April 23 (Bloomberg) -- Dell Inc., the personal-computer maker considering buyout offers, approved cash retention bonuses for executives other than Chief Executive Officer Michael Dell.
The $91.1 million program includes “members of the executive leadership team, vice presidents and executive directors of the company who are critical to the company’s future success,” Dell said today in a regulatory filing. Participants can receive as much as 100 percent of their base salary, the company said, without giving individual figures.
Dell, based in Round Rock, Texas, is trying to secure executives’ loyalty as it goes through the buyout process amid falling demand for desktop and notebook PCs. Sales of those PC types, its core business, slid 8.2 percent in the fiscal year that ended Jan. 31, with a 20 percent drop in the final quarter.

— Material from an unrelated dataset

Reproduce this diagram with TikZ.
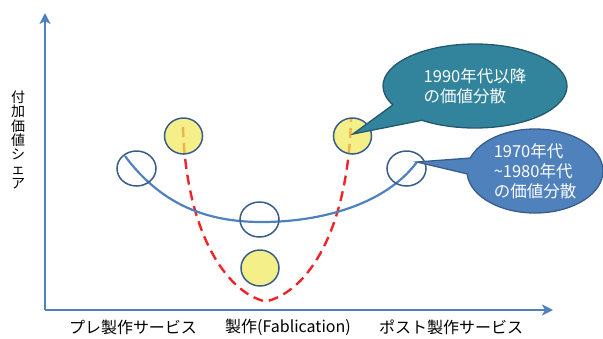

Michael Dell, seeking to rally employees amid the buyout talks, said earlier this month that he has made headway in efforts to transform the computer maker into a broader provider of business products, according to a memo obtained by Bloomberg. Dell said in the memo that he intends to take the No. 1 spot in market share for servers from Hewlett-Packard Co. this year.
The bonuses will be based on fiscal 2014 free operating cash flow performance and will be payable in March 2014 for employees who remain continuously employed through that date, Dell said in today’s filing. They would be paid “regardless of whether a change in control takes place or Dell remains a publicly traded company,” according to the filing.